Karla Kuhn / 01.04.2017

“Das müsste eigentlich auch das Landeskriminalamt wissen, das Frau B. vorgeladen hat. Es sei denn, man arbeitet auch dort mit den Klever Spezialisten für Beamtenbeleidigung zusammen. ” Wie Sie das beschreiben Herr Broder klingt es fast wie Kabarett. Und so muß man es auch sehen, sonst kriegt man einen Kropf.  Wo soll in der E Mail von Frau B. eine Beleidigung sein ? Die Frau hat lediglich Fakten aufgeführt. Oder ist es generell üblich, daß Flüchtlinge völlig ungehindert 14 (VIERZEHN !!) Identitäten annehmen können ? Außerdem stand Amri unter Beobachtung, oder nicht ?  Anfangs dachte ich es ist ein Aprilscherz aber je mehr ich gelesen habe, mußte ich nur noch den Kopf schütteln. Übrigens, die “Köterrasse” ist nicht strafbar und wenn man bei einer Demo mit läuft, wo ein Spruchband hochgehalten wird mit dem Text ” Deutschland, Du mieses Stück Scheiße” auch nicht.

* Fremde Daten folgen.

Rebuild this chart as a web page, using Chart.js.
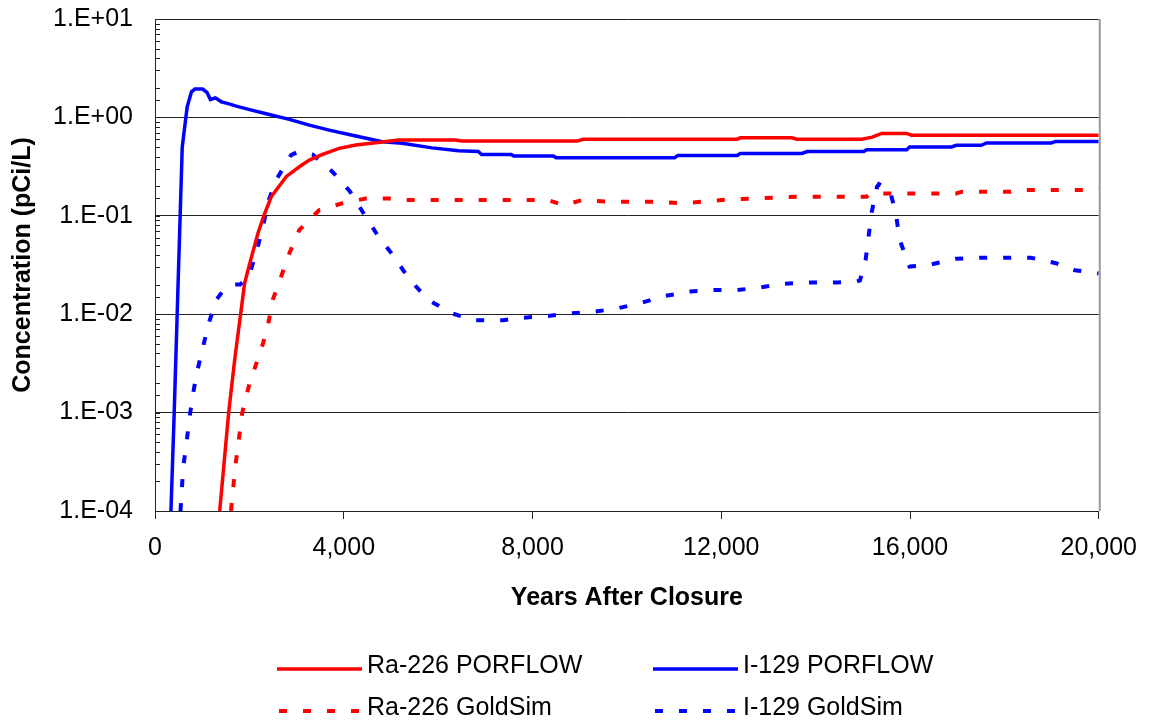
<!DOCTYPE html>
<html lang="en">
<head>
  <meta charset="UTF-8">
  <title>Concentration vs Years After Closure</title>
  <script src="https://cdn.jsdelivr.net/npm/chart.js"></script>
  <style>
    body {
      margin: 0;
      background-color: #ffffff;
      font-family: "Liberation Sans", Arial, sans-serif;
    }
    .container {
      width: 1151px;
      height: 724px;
    }
  </style>
</head>
<body>
  <div class="container">
    <canvas id="concChart"></canvas>
  </div>

  <script>
    // Ra-226 PORFLOW
    const raPorflowYears = [1371, 1561, 1688, 1814, 1899, 1990, 2180, 2306, 2463, 2780, 3059, 3270, 3551, 3903, 4255, 4677, 5169, 6364, 6500, 8950, 9070, 12340, 12400, 13500, 13600, 14980, 15200, 15400, 15930, 16030, 20000];
    const raPorflowConc = [1e-4, 1e-3, 3.43e-3, 1e-2, 0.0206, 0.0304, 0.066, 0.10, 0.156, 0.25, 0.315, 0.368, 0.42, 0.485, 0.523, 0.552, 0.588, 0.588, 0.575, 0.575, 0.60, 0.60, 0.62, 0.62, 0.60, 0.60, 0.63, 0.688, 0.688, 0.66, 0.66];

    // I-129 PORFLOW
    const iPorflowYears = [338, 407, 470, 577, 682, 773, 845, 1010, 1100, 1175, 1280, 1407, 1550, 1723, 2004, 2356, 2848, 3270, 3692, 4255, 4817, 5238, 5871, 6434, 6850, 6920, 7550, 7600, 8440, 8500, 11010, 11080, 12340, 12400, 13710, 13820, 15020, 15080, 15930, 15990, 16880, 16980, 17510, 17620, 18990, 19090, 20000];
    const iPorflowConc = [1e-4, 1e-3, 1e-2, 0.50, 1.28, 1.82, 1.94, 1.94, 1.80, 1.52, 1.58, 1.44, 1.38, 1.30, 1.20, 1.09, 0.955, 0.835, 0.743, 0.646, 0.566, 0.545, 0.49, 0.458, 0.45, 0.42, 0.42, 0.405, 0.405, 0.39, 0.39, 0.41, 0.41, 0.43, 0.43, 0.45, 0.45, 0.47, 0.47, 0.50, 0.50, 0.52, 0.52, 0.55, 0.55, 0.57, 0.57];

    // Ra-226 GoldSim
    const raGoldsimYears = [1610, 1702, 1850, 2004, 2250, 2390, 2496, 2672, 2848, 3059, 3481, 3973, 4466, 4958, 5240, 8330, 8650, 9070, 9600, 10650, 11140, 11600, 12020, 12660, 13600, 15080, 15150, 16980, 17100, 18140, 18250, 19720, 20000];
    const raGoldsimConc = [1e-4, 2.84e-4, 1e-3, 2e-3, 4.37e-3, 7.5e-3, 0.014, 0.024, 0.0416, 0.0718, 0.1146, 0.134, 0.15, 0.15, 0.145, 0.145, 0.128, 0.145, 0.139, 0.139, 0.134, 0.139, 0.145, 0.15, 0.156, 0.156, 0.169, 0.169, 0.176, 0.176, 0.183, 0.183, 0.193];

    // I-129 GoldSim
    const iGoldsimYears = [540, 598, 668, 724, 808, 900, 1020, 1139, 1301, 1450, 1582, 1667, 1800, 1990, 2159, 2285, 2412, 2587, 2883, 3000, 3200, 3340, 3762, 4135, 4451, 4712, 5063, 5380, 5787, 6293, 6750, 7380, 7800, 8330, 8820, 9320, 9810, 10300, 10800, 11350, 11850, 12340, 12830, 13330, 13820, 14450, 14870, 14940, 15060, 15130, 15190, 15300, 15340, 15570, 15700, 15780, 15990, 16390, 16980, 17400, 18560, 19090, 19490, 20000];
    const iGoldsimConc = [1e-4, 2.8e-4, 4.9e-4, 8.4e-4, 1.58e-3, 2.7e-3, 4.7e-3, 8.1e-3, 0.014, 0.0175, 0.019, 0.020, 0.020, 0.024, 0.045, 0.077, 0.145, 0.24, 0.414, 0.44, 0.44, 0.42, 0.28, 0.176, 0.10, 0.064, 0.0385, 0.023, 0.014, 0.0102, 0.0087, 0.0087, 0.0092, 0.0096, 0.0102, 0.0106, 0.0115, 0.013, 0.0153, 0.0170, 0.0176, 0.0176, 0.0187, 0.0204, 0.021, 0.021, 0.0215, 0.022, 0.036, 0.066, 0.11, 0.197, 0.21, 0.183, 0.106, 0.057, 0.0305, 0.0316, 0.0366, 0.0375, 0.0375, 0.033, 0.028, 0.026];

    const seriesLabels = ['Ra-226 PORFLOW', 'I-129 PORFLOW', 'Ra-226 GoldSim', 'I-129 GoldSim'];
    const xTickValues = [0, 4000, 8000, 12000, 16000, 20000];

    function toPoints(xs, ys) {
      return xs.map((x, i) => ({ x: x, y: ys[i] }));
    }

    function isDecade(v) {
      const e = Math.log10(v);
      return Math.abs(e - Math.round(e)) < 1e-9;
    }

    function sciLabel(v) {
      const e = Math.round(Math.log10(v));
      const sign = e < 0 ? '-' : '+';
      return '1.E' + sign + String(Math.abs(e)).padStart(2, '0');
    }

    const FONT = '"Liberation Sans", Arial, sans-serif';
    const dash = [8, 16];

    // extra bits Excel draws: minor ticks inside y axis, right frame, two-column legend
    const extras = {
      id: 'extras',
      afterDraw(chart) {
        const ctx = chart.ctx;
        const area = chart.chartArea;
        const y = chart.scales.y;
        ctx.save();

        ctx.strokeStyle = '#999999';
        ctx.lineWidth = 2;
        ctx.beginPath();
        ctx.moveTo(area.right + 1, area.top);
        ctx.lineTo(area.right + 1, area.bottom);
        ctx.stroke();

        ctx.strokeStyle = '#222222';
        ctx.lineWidth = 1;
        ctx.beginPath();
        y.ticks.forEach(t => {
          const py = Math.round(y.getPixelForValue(t.value)) + 0.5;
          ctx.moveTo(area.left, py);
          ctx.lineTo(area.left + 5, py);
        });
        ctx.stroke();

        const cols = [277, 653];
        const rows = [669, 711];
        chart.data.datasets.forEach((ds, i) => {
          const x0 = cols[i % 2];
          const ly = rows[Math.floor(i / 2)];
          ctx.strokeStyle = ds.borderColor;
          ctx.lineWidth = ds.borderWidth;
          ctx.setLineDash(ds.borderDash || []);
          ctx.beginPath();
          ctx.moveTo(x0 + (ds.borderDash ? 2 : 0), ly);
          ctx.lineTo(x0 + 85, ly);
          ctx.stroke();
          ctx.setLineDash([]);
          ctx.fillStyle = '#000000';
          ctx.font = '25px ' + FONT;
          ctx.textAlign = 'left';
          ctx.textBaseline = 'middle';
          ctx.fillText(ds.label, x0 + 90, ly - 3);
        });
        ctx.restore();
      }
    };

    const ctxConc = document.getElementById('concChart').getContext('2d');

    const concChart = new Chart(ctxConc, {
      type: 'line',
      data: {
        datasets: [{
          label: seriesLabels[0],
          data: toPoints(raPorflowYears, raPorflowConc),
          borderColor: '#ff0000',
          borderWidth: 3.5
        }, {
          label: seriesLabels[1],
          data: toPoints(iPorflowYears, iPorflowConc),
          borderColor: '#0000ff',
          borderWidth: 3.5
        }, {
          label: seriesLabels[2],
          data: toPoints(raGoldsimYears, raGoldsimConc),
          borderColor: '#ff0000',
          borderWidth: 4,
          borderDash: dash
        }, {
          label: seriesLabels[3],
          data: toPoints(iGoldsimYears, iGoldsimConc),
          borderColor: '#0000ff',
          borderWidth: 4,
          borderDash: dash
        }]
      },
      options: {
        responsive: true,
        maintainAspectRatio: false,
        animation: false,
        elements: {
          point: { radius: 0 },
          line: { tension: 0, fill: false, borderCapStyle: 'butt' }
        },
        layout: {
          padding: { top: 19, right: 48, bottom: 111, left: 0 }
        },
        plugins: {
          legend: { display: false },
          tooltip: { enabled: false }
        },
        scales: {
          x: {
            type: 'linear',
            min: 0,
            max: 20000,
            afterBuildTicks: (scale) => {
              scale.ticks = xTickValues.map(v => ({ value: v }));
            },
            ticks: {
              color: '#000000',
              font: { family: FONT, size: 25 },
              padding: 14,
              maxRotation: 0,
              autoSkip: false,
              callback: (v) => v.toLocaleString('en-US')
            },
            grid: {
              drawOnChartArea: false,
              drawTicks: true,
              tickLength: 8,
              color: '#222222'
            },
            border: { color: '#222222', width: 1 },
            title: {
              display: true,
              text: 'Years After Closure',
              color: '#000000',
              font: { family: FONT, size: 25, weight: 'bold' },
              padding: { top: 6, bottom: 0 }
            }
          },
          y: {
            type: 'logarithmic',
            min: 1e-4,
            max: 10,
            afterFit: (scale) => {
              scale.width = 155;
              scale.paddingTop = 0;
              scale.paddingBottom = 0;
            },
            ticks: {
              color: '#000000',
              font: { family: FONT, size: 25 },
              padding: 22,
              autoSkip: false,
              callback: (v) => isDecade(v) ? sciLabel(v) : ''
            },
            grid: {
              drawTicks: false,
              color: (c) => (c.tick && isDecade(c.tick.value)) ? '#222222' : 'rgba(0,0,0,0)',
              lineWidth: 1
            },
            border: { color: '#222222', width: 1 },
            title: {
              display: true,
              text: 'Concentration (pCi/L)',
              color: '#000000',
              font: { family: FONT, size: 25, weight: 'bold' },
              padding: { top: 8, bottom: 0 }
            }
          }
        }
      },
      plugins: [extras]
    });
  </script>
</body>
</html>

Martin Wessner / 01.04.2017

Getroffene Hunde bellen laut. Man hat bei der Klever Ausländerbehörde offenbar (unterbewusst) starke Schuldgefühle bzw. Gewissensbisse, die zum Selbstschutz regressiv abgewehrt und verdrängt werden müssen, indem man die auf sich selbst gerichteten (Auto-)Agressionen auf denjenigen zurückweist, der diese bei den sich angesprochen fühlenden Klever Beamten ausgelöst hatte. Naja, hoffen wir mal, dass Frau B. einen guten Anwalt hat. Ich wünsche ihr jedenfalls viel Glück. Ein schönes Wochenende MW

Hans Meier / 01.04.2017

Danke Herr Broder, Sie bringen den Irrsinn in Kleve, an die Öffentlichkeit. Dass Peinliche ist, die NRW-Lokal-Medien sind schlimmer altparteilich, als der Stadtanzeiger mit all seinen Werbeangeboten und den, bekomme ich auch ohne ABO vor die Tür gelegt. Die NRW-Lokal-Medien sind völlig auf Propaganda programmiert, sogar bis in die Revier-Blogs, wo Spezialsozialisten sich was rubbeln.

M. Haumann / 01.04.2017

Wo genau soll da die “üble Nachrede” oder “Verleumdung” sein? Ich kann auch nach mehrfachem Lesen der email nur Fakten erkennen?